The INDIA bloc (Indian National Developmental Inclusive Alliance) is a coalition of opposition parties in India formed in 2023, primarily to contest elections against the ruling BJP-led NDA government.
Which parties skipped the June 8 INDIA bloc meeting?
DMK and AAP were among the notable parties expected to skip the meeting. DMK had previously announced the end of its alliance with Congress, at least at the state level in Tamil Nadu.
Why did the INDIA bloc rebrand its meeting as "Janbandhan"?
The term "Janbandhan" roughly translates to "people's bond." The rebranding appears to be a communication effort to reposition the alliance around a broader public identity, especially after recent electoral setbacks.
What issues were discussed at the meeting?

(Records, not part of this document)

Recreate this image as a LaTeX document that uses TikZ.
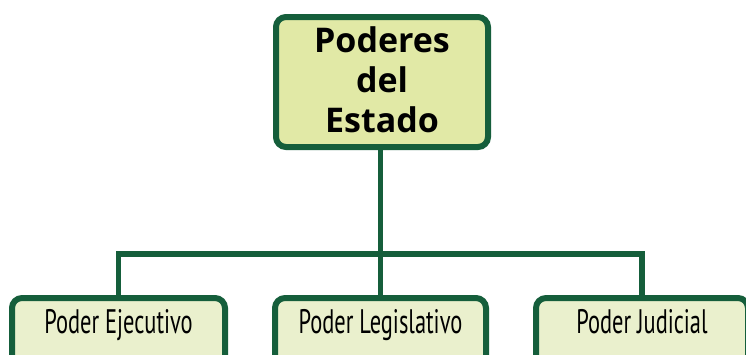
\documentclass[tikz,border=0pt]{standalone}
\usepackage{fontspec}
\newfontfamily\titlefont{Open Sans}
\newfontfamily\handfont[FakeStretch=0.66]{PT Sans}
\definecolor{dgreen}{HTML}{155E3B}
\definecolor{topfill}{HTML}{E1E9A6}
\definecolor{botfill}{HTML}{EAF0CD}
\tikzset{
  topbox/.style={draw=dgreen, line width=6pt, fill=topfill, rounded corners=10pt,
    minimum width=212pt, minimum height=130pt, inner sep=0pt, align=center,
    font=\titlefont\bfseries\fontsize{34}{40}\selectfont},
  leafbox/.style={draw=dgreen, line width=6pt, fill=botfill, rounded corners=10pt,
    anchor=north, inner xsep=0pt, inner ysep=15pt, text height=20pt, text depth=30pt,
    font=\handfont\fontsize{34}{36}\selectfont},
  link/.style={draw=dgreen, line width=5.5pt}
}
\begin{document}
\begin{tikzpicture}[x=1pt,y=-1pt]
\useasboundingbox (0,0) rectangle (746,354);
\fill[white] (0,0) rectangle (746,354);
\node[topbox, text depth=4pt] (top) at (382,82) {Poderes\\del\\Estado};
\node[leafbox, minimum width=213pt] (left) at (118.5,295) {Poder Ejecutivo};
\node[leafbox, minimum width=211pt] (mid) at (380.5,295) {Poder Legislativo};
\node[leafbox, minimum width=212pt] (right) at (642,295) {Poder Judicial};
\coordinate (bus) at (380.5,254);
\draw[link] (mid.north |- top.south) -- (mid.north);
\draw[link] (left.north) |- (bus) -| (right.north);
\end{tikzpicture}
\end{document}
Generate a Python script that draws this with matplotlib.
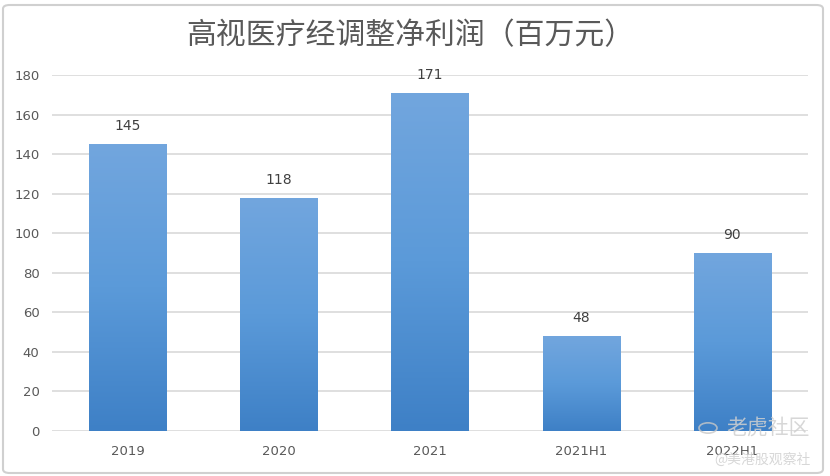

Key agenda items included the NEET exam controversy, concerns over democratic processes, and planning around the upcoming Parliament Monsoon Session.
Is TMC still part of the INDIA bloc?
Yes, as of this meeting. Mamata Banerjee traveled to Delhi personally to attend, signaling TMC's continued participation, despite the internal crisis within the party over potential defections.
What happens if the INDIA bloc splits further?
A further fracture would significantly weaken the parliamentary opposition, making it harder to challenge government legislation and reducing the bloc's bargaining power ahead of future state and national elections.